Vipin Kumar and colleagues at the University of Minnesota are developing data-mining techniques to detect rare events, such as computer break-ins, that are difficult to detect using traditional methods that recognize attacks only through pre-defined patterns.

The new techniques have been incorporated in the Minnesota Intrusion Detection System (MINDS) software, which helps cybersecurity analysts detect computer break-ins and other undesirable activity in real-world networks, potentially while the break-in is underway.

"MINDS allows cybersecurity experts to quickly analyze massive amounts of network traffic," Kumar said. "They only need to evaluate the most anomalous connections identified by the system." The data-mining research on rare event analysis is supported by a $300,000 award from the National Science Foundation.

MINDS is currently being used to monitor over 40,000 computers at the University of Minnesota. In addition, it is an integral part of the Army's Interrogator architecture, used at the Army Research Laboratory's Center for Intrusion Monitoring and Protection to analyze network traffic from Defense Department sites around the country.
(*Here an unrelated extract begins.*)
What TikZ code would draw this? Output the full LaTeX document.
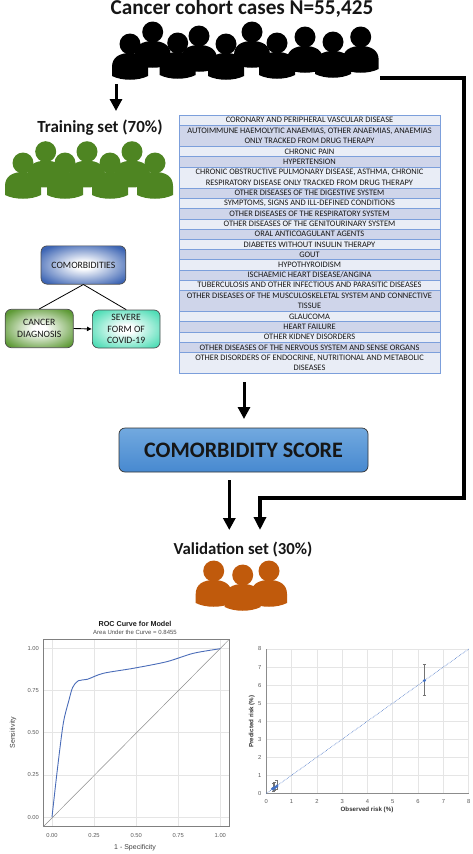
\documentclass[tikz,border=0pt]{standalone}
\usepackage{fontspec}
\usepackage{xcolor}
\usetikzlibrary{arrows.meta}
\setmainfont{Carlito}
\newfontfamily\plotfont{Liberation Sans}

\definecolor{rowlight}{HTML}{E9EDF6}
\definecolor{rowdark}{HTML}{CFD5EA}
\definecolor{rowline}{HTML}{7C9FDB}
\definecolor{trainingreen}{HTML}{4E8522}
\definecolor{validorange}{HTML}{C05A0C}
\definecolor{textblack}{HTML}{161616}
\definecolor{scoretop}{HTML}{72A9DF}
\definecolor{scorebottom}{HTML}{4789D0}
\definecolor{comorbedge}{HTML}{3D65B4}
\definecolor{canceredge}{HTML}{5E9A36}
\definecolor{severeedge}{HTML}{4FDDB6}
\definecolor{rocblue}{HTML}{4A6CB8}
\definecolor{calblue}{HTML}{4472C4}

\pgfdeclareradialshading{softcomorb}{\pgfpoint{0bp}{0bp}}{color(0bp)=(white); color(5bp)=(white); color(31bp)=(comorbedge); color(50bp)=(comorbedge)}
\pgfdeclareradialshading{softcancer}{\pgfpoint{0bp}{0bp}}{color(0bp)=(white); color(5bp)=(white); color(31bp)=(canceredge); color(50bp)=(canceredge)}
\pgfdeclareradialshading{softsevere}{\pgfpoint{0bp}{0bp}}{color(0bp)=(white); color(5bp)=(white); color(31bp)=(severeedge); color(50bp)=(severeedge)}

\tikzset{
  bigarrow/.style={draw=black, line width=3pt, -{Triangle[length=12pt,width=12pt]}},
  rowbox/.style={draw=rowline, line width=0.6pt, minimum width=261pt, inner sep=0pt, align=center, font=\fontsize{8.4}{10.4}\selectfont, text=textblack},
  smallbox/.style={draw=black!70, line width=0.7pt, rounded corners=6pt, inner sep=0pt, align=center, text=textblack, font=\fontsize{9.7}{11.5}\selectfont},
  plottick/.style={font=\plotfont\fontsize{5.8}{7}\selectfont, text=black!65, inner sep=0pt},
  gridline/.style={draw=black!10, line width=0.7pt}
}

% one figure: head centre is #1,#2
\newcommand{\personfig}[3]{
  \fill[#3] (#1,#2) circle (10.5);
  \fill[#3] (#1-18,#2+32) -- (#1-18,#2+23) .. controls (#1-18,#2+13) and (#1-10,#2+9) .. (#1,#2+9)
    .. controls (#1+10,#2+9) and (#1+18,#2+13) .. (#1+18,#2+23) -- (#1+18,#2+32)
    .. controls (#1+8,#2+37) and (#1-8,#2+37) .. (#1-18,#2+32) -- cycle;
}

\begin{document}
\begin{tikzpicture}[x=1pt,y=-1pt]
  \useasboundingbox (0,0) rectangle (472,854);

  \node[anchor=base, inner sep=0pt, text=textblack] (cohorttitle) at (242,14.5) {\fontsize{21.2}{24}\selectfont\bfseries Cancer cohort cases N=55,425};
  \foreach \px/\py in {130/44,177.7/43,226/44,277/43,152.7/32,199/36,252/32,305/37,360.7/37,333/42} {
    \personfig{\px}{\py}{black}
  }

  \node[anchor=base, inner sep=0pt, text=textblack] (trainingtitle) at (100,132) {\fontsize{17}{20}\selectfont\bfseries Training set (70\%)};
  \foreach \px in {45.7,87,132} {
    \personfig{\px}{151.7}{trainingreen}
  }
  \foreach \px in {23,65,110,155} {
    \personfig{\px}{163}{trainingreen}
  }

  % comorbidity list
  \foreach \n/\yy/\hh/\colr/\txt in {
    1/115/10.5/rowlight/{CORONARY AND PERIPHERAL VASCULAR DISEASE},
    2/125.5/21/rowdark/{AUTOIMMUNE HAEMOLYTIC ANAEMIAS, OTHER ANAEMIAS, ANAEMIAS\\ONLY TRACKED FROM DRUG THERAPY},
    3/146.5/10.2/rowlight/{CHRONIC PAIN},
    4/156.7/10.3/rowdark/{HYPERTENSION},
    5/167/21/rowlight/{CHRONIC OBSTRUCTIVE PULMONARY DISEASE, ASTHMA, CHRONIC\\RESPIRATORY DISEASE ONLY TRACKED FROM DRUG THERAPY},
    6/188/10.3/rowdark/{OTHER DISEASES OF THE DIGESTIVE SYSTEM},
    7/198.3/10.4/rowlight/{SYMPTOMS, SIGNS AND ILL-DEFINED CONDITIONS},
    8/208.7/10.3/rowdark/{OTHER DISEASES OF THE RESPIRATORY SYSTEM},
    9/219/10.2/rowlight/{OTHER DISEASES OF THE GENITOURINARY SYSTEM},
    10/229.2/10.2/rowdark/{ORAL ANTICOAGULANT AGENTS},
    11/239.4/10/rowlight/{DIABETES WITHOUT INSULIN THERAPY},
    12/249.4/10.3/rowdark/{GOUT},
    13/259.7/10.3/rowlight/{HYPOTHYROIDISM},
    14/270/10.2/rowdark/{ISCHAEMIC HEART DISEASE/ANGINA},
    15/280.2/10.2/rowlight/{TUBERCULOSIS AND OTHER INFECTIOUS AND PARASITIC DISEASES},
    16/290.4/21/rowdark/{OTHER DISEASES OF THE MUSCULOSKELETAL SYSTEM AND CONNECTIVE\\TISSUE},
    17/311.4/10.3/rowlight/{GLAUCOMA},
    18/321.7/10.3/rowdark/{HEART FAILURE},
    19/332/10.2/rowlight/{OTHER KIDNEY DISORDERS},
    20/342.2/10.2/rowdark/{OTHER DISEASES OF THE NERVOUS SYSTEM AND SENSE ORGANS},
    21/352.4/21/rowlight/{OTHER DISORDERS OF ENDOCRINE, NUTRITIONAL AND METABOLIC\\DISEASES}} {
    \node[rowbox, fill=\colr, minimum height=\hh pt] (row\n) at (309.5,\yy+\hh/2) {\txt};
  }

  % small causal diagram
  \node[smallbox, minimum width=84.7pt, minimum height=38.3pt, shading=softcomorb] (comorb) at (83.4,265) {COMORBIDITIES};
  \node[smallbox, minimum width=68pt, minimum height=38.4pt, shading=softcancer] (cancer) at (39.3,328.5) {CANCER\\DIAGNOSIS};
  \node[smallbox, minimum width=67.7pt, minimum height=38pt, shading=softsevere] (severe) at (126.2,329) {SEVERE\\FORM OF\\COVID-19};
  \draw[black, line width=0.8pt] (comorb.south) -- (cancer.north);
  \draw[black, line width=0.8pt] (comorb.south) -- (severe.north);
  \draw[black, line width=0.9pt, -{Latex[length=5pt,width=5pt]}] (cancer.east) -- (severe.west);

  % score and validation
  \node[draw=black!80, line width=0.7pt, rounded corners=6pt, minimum width=249pt, minimum height=44pt, inner sep=0pt, top color=scoretop, bottom color=scorebottom, text=textblack] (score) at (243.5,450) {\fontsize{22.1}{26}\selectfont\bfseries COMORBIDITY SCORE};
  \node[anchor=base, inner sep=0pt, text=textblack] (validtitle) at (243,554) {\fontsize{16.8}{18}\selectfont\bfseries Validation set (30\%)};
  \personfig{213.7}{571}{validorange}
  \personfig{269}{571}{validorange}
  \personfig{242.7}{575}{validorange}

  \coordinate (cohortdown) at (116,84);
  \coordinate (trainingin) at (116,111);
  \coordinate (listout) at (244,382);
  \coordinate (scorein) at (244,419);
  \coordinate (scoreout) at (229.3,480);
  \coordinate (validin) at (229.3,530);
  \coordinate (cohortout) at (380,78);
  \coordinate (validright) at (260,530);
  \draw[bigarrow] (cohortdown) -- (trainingin);
  \draw[bigarrow] (listout) -- (scorein);
  \draw[bigarrow] (scoreout) -- (validin);
  \draw[bigarrow, line width=3.8pt, -{Triangle[length=13pt,width=12pt]}] (cohortout) -- (464,78) -- (464,498) -- (260,498) -- (validright);

  % ROC plot
  \foreach \tt/\lab in {0/0.00,1/0.25,2/0.50,3/0.75,4/1.00} {
    \draw[gridline] (52+\tt*42.08,639.3) -- (52+\tt*42.08,826.7);
    \draw[gridline] (43.3,817-\tt*42.08) -- (229.3,817-\tt*42.08);
    \node[plottick] (rocx\tt) at (52+\tt*42.08,835.7) {\lab};
    \node[plottick, anchor=east] (rocy\tt) at (39,817-\tt*42.08) {\lab};
  }
  \draw[black!50, line width=0.9pt] (43.3,639.3) rectangle (229.3,826.7);
  \draw[black!45, line width=0.5pt] (43.3,826.7) -- (229.3,639.3);
  \draw[rocblue, line width=0.9pt] plot[smooth, tension=0.5] coordinates {(52,817) (57.3,770) (63.3,723.3) (69,700) (72.7,687.3) (78.3,680.7) (87.3,679.3) (103.3,673.3) (133.3,668.3) (166.7,661.7) (193.3,653.3) (220.3,648.7)};
  \node[inner sep=0pt, text=black!90] (roctitle) at (135,624) {\plotfont\fontsize{7.2}{9}\selectfont\bfseries ROC Curve for Model};
  \node[inner sep=0pt, text=black!70] (rocsub) at (135,632.7) {\plotfont\fontsize{6}{8}\selectfont Area Under the Curve = 0.8455};
  \node[inner sep=0pt, text=black!75] (rocxlab) at (135,848) {\plotfont\fontsize{7}{8}\selectfont 1 - Specificity};
  \node[inner sep=0pt, text=black!75, rotate=90] (rocylab) at (13,732.7) {\plotfont\fontsize{7}{8}\selectfont Sensitivity};

  % calibration plot
  \foreach \tt in {0,...,8} {
    \draw[gridline] (266.3+\tt*25.3,649) -- (266.3+\tt*25.3,793.3);
    \draw[gridline] (266.3,793.3-\tt*18.04) -- (468.7,793.3-\tt*18.04);
    \node[plottick] (calx\tt) at (266.3+\tt*25.3,801.3) {\tt};
    \node[plottick, anchor=east] (caly\tt) at (261.5,793.3-\tt*18.04) {\tt};
  }
  \draw[black!45, line width=0.6pt] (266.3,649) -- (266.3,793.3) -- (468.7,793.3);
  \draw[calblue, line width=0.6pt, densely dotted] (266.3,793.3) -- (468.7,649);
  \foreach \ox/\lo/\hi in {6.25/5.45/7.15,0.28/0.12/0.55,0.33/0.17/0.6,0.42/0.2/0.7} {
    \draw[black!55, line width=0.6pt] (266.3+\ox*25.3-1.5,793.3-\lo*18.04) -- (266.3+\ox*25.3+1.5,793.3-\lo*18.04);
    \draw[black!55, line width=0.6pt] (266.3+\ox*25.3-1.5,793.3-\hi*18.04) -- (266.3+\ox*25.3+1.5,793.3-\hi*18.04);
    \draw[black!55, line width=0.6pt] (266.3+\ox*25.3,793.3-\lo*18.04) -- (266.3+\ox*25.3,793.3-\hi*18.04);
  }
  \foreach \ox/\oy in {6.25/6.25,0.25/0.25,0.3/0.28,0.35/0.33,0.42/0.4} {
    \fill[calblue] (266.3+\ox*25.3,793.3-\oy*18.04) circle (1.7);
  }
  \node[inner sep=0pt, text=black!80] (calxlab) at (367,810.3) {\plotfont\fontsize{6.2}{8}\selectfont\bfseries Observed risk (\%)};
  \node[inner sep=0pt, text=black!80, rotate=90] (calylab) at (251.7,721.7) {\plotfont\fontsize{6.2}{8}\selectfont\bfseries Predicted risk (\%)};
\end{tikzpicture}
\end{document}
MINDS routinely detects novel intrusions, policy violations and insider abuse that are missed by other widely used tools.

Data mining for rare events becomes critical as new technologies allow more and more data to be collected. The signal indicating that a rare event has happened, or is about to, can be drowned in a rapid flow of data, mostly reporting normal behavior.

Detecting computer intrusions is only the first application for the Minnesota team's new data-mining methods. The underlying techniques could be applied to many areas beyond cybersecurity, such as detecting financial or health-care fraud.